* BEGIN DATA SHOWN *
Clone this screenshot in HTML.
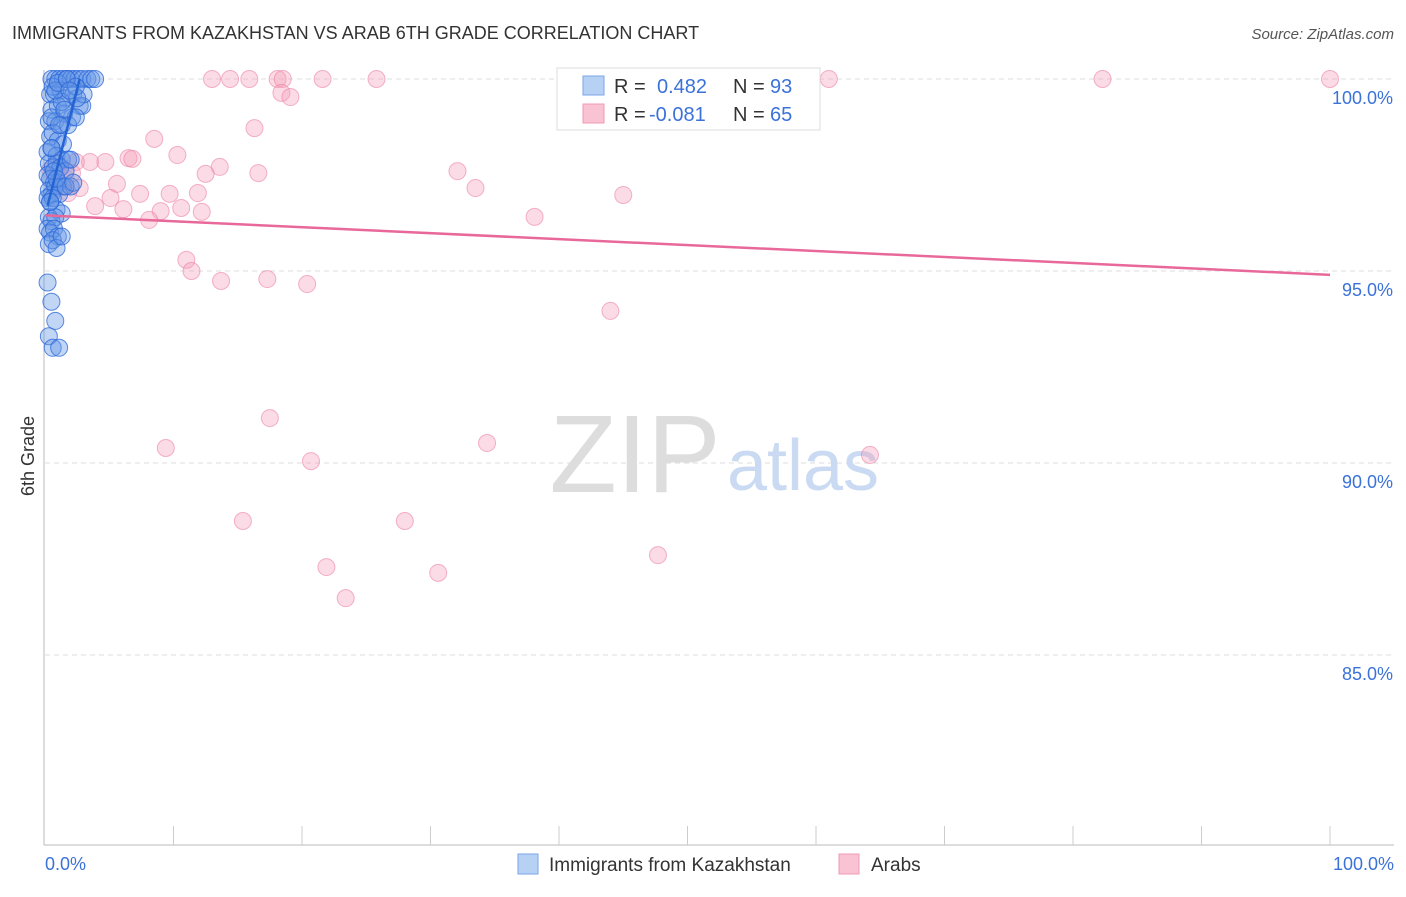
<!DOCTYPE html>
<html><head><meta charset="utf-8"><style>
body{margin:0;background:#fff;font-family:"Liberation Sans",sans-serif}
svg text{font-family:"Liberation Sans",sans-serif}
</style></head><body>
<svg id="c" width="1406" height="892" xmlns="http://www.w3.org/2000/svg">
<text x="12" y="39" font-size="18" fill="#333">IMMIGRANTS FROM KAZAKHSTAN VS ARAB 6TH GRADE CORRELATION CHART</text>
<text x="1394" y="39" font-size="15" fill="#555" font-style="italic" text-anchor="end">Source: ZipAtlas.com</text>
<text x="34" y="456" font-size="18" fill="#333" transform="rotate(-90 34 456)" text-anchor="middle">6th Grade</text>
<g id="grid"></g>
<text x="635" y="492" font-size="110" fill="#ddd" font-family="Liberation Serif" text-anchor="middle">ZIP</text>
<text x="803" y="490" font-size="72" fill="#c9daf2" text-anchor="middle">atlas</text>
<g id="pts"></g>
<g id="lines"></g>
<g>
<rect x="557" y="68" width="263" height="62" fill="#fff" stroke="#ddd"/>
<rect x="583" y="76" width="21" height="19" fill="#b7d1f5" stroke="#7aa6e8"/>
<rect x="583" y="104" width="21" height="19" fill="#f9c3d3" stroke="#f09ab3"/>
<text x="614" y="93" font-size="20" fill="#333">R = </text><text x="657" y="93" font-size="20" fill="#3b72d9">0.482</text>
<text x="733" y="93" font-size="20" fill="#333">N = </text><text x="770" y="93" font-size="20" fill="#3b72d9">93</text>
<text x="614" y="121" font-size="20" fill="#333">R = </text><text x="649" y="121" font-size="20" fill="#3b72d9">-0.081</text>
<text x="733" y="121" font-size="20" fill="#333">N = </text><text x="770" y="121" font-size="20" fill="#3b72d9">65</text>
</g>
<g>
<rect x="518" y="854" width="20" height="20" fill="#b7d1f5" stroke="#7aa6e8"/>
<text x="549" y="871" font-size="19" fill="#333">Immigrants from Kazakhstan</text>
<rect x="839" y="854" width="20" height="20" fill="#f9c3d3" stroke="#f09ab3"/>
<text x="871" y="871" font-size="19" fill="#333">Arabs</text>
</g>
</svg>
<script>
const yTicks=[100,95,90,85];
const xTickLabels=["0.0%","100.0%"];
const pinkX=[13.0,14.4,15.9,18.1,18.5,21.6,25.8,47.0,61.0,82.3,100,18.4,19.1,16.3,8.5,10.3,6.5,6.8,4.7,3.5,2.4,13.6,16.6,32.1,12.5,5.6,2.7,33.5,7.4,9.7,11.9,5.1,45.0,3.9,6.1,9.0,10.6,12.2,8.1,38.1,11.0,11.4,13.7,17.3,20.4,44.0,17.5,9.4,34.4,20.7,64.2,15.4,28.0,47.7,21.9,30.6,23.4,1.2,1.6,0.8,1.8,2.1,1.0,0.4,1.3];
const pinkY=[100,100,100,100,100,100,100,100,100,100,100,99.64,99.53,98.72,98.44,98.02,97.94,97.92,97.84,97.84,97.84,97.71,97.55,97.6,97.53,97.27,97.16,97.16,97.01,97.01,97.03,96.9,96.98,96.69,96.61,96.56,96.64,96.54,96.33,96.41,95.29,95.0,94.74,94.79,94.66,93.96,91.17,90.39,90.52,90.05,90.21,88.49,88.49,87.6,87.29,87.14,86.48,97.68,97.42,97.16,97.03,97.55,97.81,97.63,97.21];
const blueX=[0.5,0.8,1.1,1.4,1.7,2.0,2.3,2.6,2.9,3.3,3.6,3.9,0.4,0.7,1.2,1.6,2.2,2.7,0.5,1.0,1.5,2.1,2.9,0.3,0.8,1.3,1.8,2.4,0.4,0.6,1.0,1.4,0.2,0.5,0.9,1.3,1.8,0.3,0.6,0.9,1.2,1.6,2.0,0.2,0.4,0.7,1.0,1.4,0.3,0.5,0.8,1.1,0.2,0.4,0.6,0.9,1.3,0.3,0.5,0.8,2.0,0.2,0.4,0.7,1.0,0.3,0.6,0.9,1.3,0.2,0.5,0.8,0.3,0.6,1.1,0.4,0.7,0.5,0.6,1.3,0.5,0.8,1.0,3.0,2.5,1.7,2.4,1.9,1.5,1.1,0.9,1.6,2.2];
const blueY=[100,100,100,100,100,100,100,100,100,100,100,100,99.6,99.6,99.7,99.5,99.6,99.3,99.2,99.3,99.1,99.0,99.3,98.9,98.9,98.8,98.8,99.0,98.5,98.6,98.4,98.3,98.1,98.2,98.0,97.9,97.9,97.8,97.7,97.8,97.7,97.6,97.9,97.5,97.4,97.3,97.3,97.2,97.1,97.0,97.2,97.0,96.9,96.8,96.9,96.6,96.5,96.4,96.3,96.4,97.2,96.1,96.0,96.1,95.9,95.7,95.8,95.6,95.9,94.7,94.2,93.7,93.3,93.0,93.0,96.8,97.6,98.2,99.8,99.4,99.0,99.7,99.9,99.6,99.5,100,99.8,99.7,99.2,98.8,97.4,97.2,97.3];
const pinkLine=[96.45,94.9];
const blueLine=[[0.2,96.7],[2.7,100]];
const X=v=>45+v*12.85, Y=v=>79+(100-v)*38.4;
const NS="http://www.w3.org/2000/svg";
function mk(tag,attrs,parent){const e=document.createElementNS(NS,tag);for(const k in attrs)e.setAttribute(k,attrs[k]);parent.appendChild(e);return e;}
const grid=document.getElementById('grid');
yTicks.forEach(t=>{
 const l=mk('line',{x1:45,x2:1394,y1:Y(t),y2:Y(t),stroke:'#ddd','stroke-dasharray':'5,4'},grid);
 
 
 const tx=mk('text',{x:1393,y:Y(t)+25,'font-size':18,fill:'#3b72d9','text-anchor':'end'},grid);
 tx.textContent=t.toFixed(1)+'%';
 
 
});
const ax=mk('line',{x1:44,x2:44,y1:70,y2:845,stroke:'#bbb'},grid);


const bx=mk('line',{x1:44,x2:1394,y1:845,y2:845,stroke:'#bbb'},grid);


for(let i=1;i<=10;i++){const t=mk('line',{x1:X(i*10),x2:X(i*10),y1:826,y2:845,stroke:'#ccc'},grid);
 
 }
[[0,'start',45],[100,'end',1394]].forEach((d,i)=>{const t=mk('text',{x:d[2],y:870,'font-size':18,fill:'#3b72d9','text-anchor':d[1]},grid);t.textContent=xTickLabels[i];
 
 });
const pts=document.getElementById('pts');
pinkX.forEach((v,i)=>{const c=mk('circle',{cx:X(v),cy:Y(pinkY[i]),r:8.5,fill:'rgba(244,160,186,0.38)',stroke:'rgba(236,130,165,0.6)','stroke-width':1},pts);
 
 });
blueX.forEach((v,i)=>{const c=mk('circle',{cx:X(v),cy:Y(blueY[i]),r:8.5,fill:'rgba(100,150,230,0.4)',stroke:'rgba(40,100,215,0.75)','stroke-width':1},pts);
 
 });
const lines=document.getElementById('lines');
const pl=mk('line',{x1:X(0),y1:Y(pinkLine[0]),x2:X(100),y2:Y(pinkLine[1]),stroke:'#e8689a','stroke-width':2.5},lines);


const bl=mk('line',{x1:X(blueLine[0][0]),y1:Y(blueLine[0][1]),x2:X(blueLine[1][0]),y2:Y(blueLine[1][1]),stroke:'#2364d2','stroke-width':2.5},lines);


</script>
</body></html>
* END DATA SHOWN *
Pictures are excluded; copy all other data exactly as shown.

**WRITTEN REPLY:**
Clone this screenshot in HTML.
<!DOCTYPE html>
<html><head><meta charset="utf-8"><style>
body{margin:0;background:#fff;font-family:"Liberation Sans",sans-serif}
svg text{font-family:"Liberation Sans",sans-serif}
</style></head><body>
<svg id="c" width="1406" height="892" xmlns="http://www.w3.org/2000/svg">
<text x="12" y="39" font-size="18" fill="#333">IMMIGRANTS FROM KAZAKHSTAN VS ARAB 6TH GRADE CORRELATION CHART</text>
<text x="1394" y="39" font-size="15" fill="#555" font-style="italic" text-anchor="end">Source: ZipAtlas.com</text>
<text x="34" y="456" font-size="18" fill="#333" transform="rotate(-90 34 456)" text-anchor="middle">6th Grade</text>
<g id="grid"></g>
<text x="635" y="492" font-size="110" fill="#ddd" font-family="Liberation Serif" text-anchor="middle">ZIP</text>
<text x="803" y="490" font-size="72" fill="#c9daf2" text-anchor="middle">atlas</text>
<g id="pts"></g>
<g id="lines"></g>
<g>
<rect x="557" y="68" width="263" height="62" fill="#fff" stroke="#ddd"/>
<rect x="583" y="76" width="21" height="19" fill="#b7d1f5" stroke="#7aa6e8"/>
<rect x="583" y="104" width="21" height="19" fill="#f9c3d3" stroke="#f09ab3"/>
<text x="614" y="93" font-size="20" fill="#333">R = </text><text x="657" y="93" font-size="20" fill="#3b72d9">0.482</text>
<text x="733" y="93" font-size="20" fill="#333">N = </text><text x="770" y="93" font-size="20" fill="#3b72d9">93</text>
<text x="614" y="121" font-size="20" fill="#333">R = </text><text x="649" y="121" font-size="20" fill="#3b72d9">-0.081</text>
<text x="733" y="121" font-size="20" fill="#333">N = </text><text x="770" y="121" font-size="20" fill="#3b72d9">65</text>
</g>
<g>
<rect x="518" y="854" width="20" height="20" fill="#b7d1f5" stroke="#7aa6e8"/>
<text x="549" y="871" font-size="19" fill="#333">Immigrants from Kazakhstan</text>
<rect x="839" y="854" width="20" height="20" fill="#f9c3d3" stroke="#f09ab3"/>
<text x="871" y="871" font-size="19" fill="#333">Arabs</text>
</g>
</svg>
<script>
const yTicks=[100,95,90,85];
const xTickLabels=["0.0%","100.0%"];
const pinkX=[13.0,14.4,15.9,18.1,18.5,21.6,25.8,47.0,61.0,82.3,100,18.4,19.1,16.3,8.5,10.3,6.5,6.8,4.7,3.5,2.4,13.6,16.6,32.1,12.5,5.6,2.7,33.5,7.4,9.7,11.9,5.1,45.0,3.9,6.1,9.0,10.6,12.2,8.1,38.1,11.0,11.4,13.7,17.3,20.4,44.0,17.5,9.4,34.4,20.7,64.2,15.4,28.0,47.7,21.9,30.6,23.4,1.2,1.6,0.8,1.8,2.1,1.0,0.4,1.3];
const pinkY=[100,100,100,100,100,100,100,100,100,100,100,99.64,99.53,98.72,98.44,98.02,97.94,97.92,97.84,97.84,97.84,97.71,97.55,97.6,97.53,97.27,97.16,97.16,97.01,97.01,97.03,96.9,96.98,96.69,96.61,96.56,96.64,96.54,96.33,96.41,95.29,95.0,94.74,94.79,94.66,93.96,91.17,90.39,90.52,90.05,90.21,88.49,88.49,87.6,87.29,87.14,86.48,97.68,97.42,97.16,97.03,97.55,97.81,97.63,97.21];
const blueX=[0.5,0.8,1.1,1.4,1.7,2.0,2.3,2.6,2.9,3.3,3.6,3.9,0.4,0.7,1.2,1.6,2.2,2.7,0.5,1.0,1.5,2.1,2.9,0.3,0.8,1.3,1.8,2.4,0.4,0.6,1.0,1.4,0.2,0.5,0.9,1.3,1.8,0.3,0.6,0.9,1.2,1.6,2.0,0.2,0.4,0.7,1.0,1.4,0.3,0.5,0.8,1.1,0.2,0.4,0.6,0.9,1.3,0.3,0.5,0.8,2.0,0.2,0.4,0.7,1.0,0.3,0.6,0.9,1.3,0.2,0.5,0.8,0.3,0.6,1.1,0.4,0.7,0.5,0.6,1.3,0.5,0.8,1.0,3.0,2.5,1.7,2.4,1.9,1.5,1.1,0.9,1.6,2.2];
const blueY=[100,100,100,100,100,100,100,100,100,100,100,100,99.6,99.6,99.7,99.5,99.6,99.3,99.2,99.3,99.1,99.0,99.3,98.9,98.9,98.8,98.8,99.0,98.5,98.6,98.4,98.3,98.1,98.2,98.0,97.9,97.9,97.8,97.7,97.8,97.7,97.6,97.9,97.5,97.4,97.3,97.3,97.2,97.1,97.0,97.2,97.0,96.9,96.8,96.9,96.6,96.5,96.4,96.3,96.4,97.2,96.1,96.0,96.1,95.9,95.7,95.8,95.6,95.9,94.7,94.2,93.7,93.3,93.0,93.0,96.8,97.6,98.2,99.8,99.4,99.0,99.7,99.9,99.6,99.5,100,99.8,99.7,99.2,98.8,97.4,97.2,97.3];
const pinkLine=[96.45,94.9];
const blueLine=[[0.2,96.7],[2.7,100]];
const X=v=>45+v*12.85, Y=v=>79+(100-v)*38.4;
const NS="http://www.w3.org/2000/svg";
function mk(tag,attrs,parent){const e=document.createElementNS(NS,tag);for(const k in attrs)e.setAttribute(k,attrs[k]);parent.appendChild(e);return e;}
const grid=document.getElementById('grid');
yTicks.forEach(t=>{
 const l=mk('line',{x1:45,x2:1394,y1:Y(t),y2:Y(t),stroke:'#ddd','stroke-dasharray':'5,4'},grid);
 
 
 const tx=mk('text',{x:1393,y:Y(t)+25,'font-size':18,fill:'#3b72d9','text-anchor':'end'},grid);
 tx.textContent=t.toFixed(1)+'%';
 
 
});
const ax=mk('line',{x1:44,x2:44,y1:70,y2:845,stroke:'#bbb'},grid);


const bx=mk('line',{x1:44,x2:1394,y1:845,y2:845,stroke:'#bbb'},grid);


for(let i=1;i<=10;i++){const t=mk('line',{x1:X(i*10),x2:X(i*10),y1:826,y2:845,stroke:'#ccc'},grid);
 
 }
[[0,'start',45],[100,'end',1394]].forEach((d,i)=>{const t=mk('text',{x:d[2],y:870,'font-size':18,fill:'#3b72d9','text-anchor':d[1]},grid);t.textContent=xTickLabels[i];
 
 });
const pts=document.getElementById('pts');
pinkX.forEach((v,i)=>{const c=mk('circle',{cx:X(v),cy:Y(pinkY[i]),r:8.5,fill:'rgba(244,160,186,0.38)',stroke:'rgba(236,130,165,0.6)','stroke-width':1},pts);
 
 });
blueX.forEach((v,i)=>{const c=mk('circle',{cx:X(v),cy:Y(blueY[i]),r:8.5,fill:'rgba(100,150,230,0.4)',stroke:'rgba(40,100,215,0.75)','stroke-width':1},pts);
 
 });
const lines=document.getElementById('lines');
const pl=mk('line',{x1:X(0),y1:Y(pinkLine[0]),x2:X(100),y2:Y(pinkLine[1]),stroke:'#e8689a','stroke-width':2.5},lines);


const bl=mk('line',{x1:X(blueLine[0][0]),y1:Y(blueLine[0][1]),x2:X(blueLine[1][0]),y2:Y(blueLine[1][1]),stroke:'#2364d2','stroke-width':2.5},lines);


</script>
</body></html>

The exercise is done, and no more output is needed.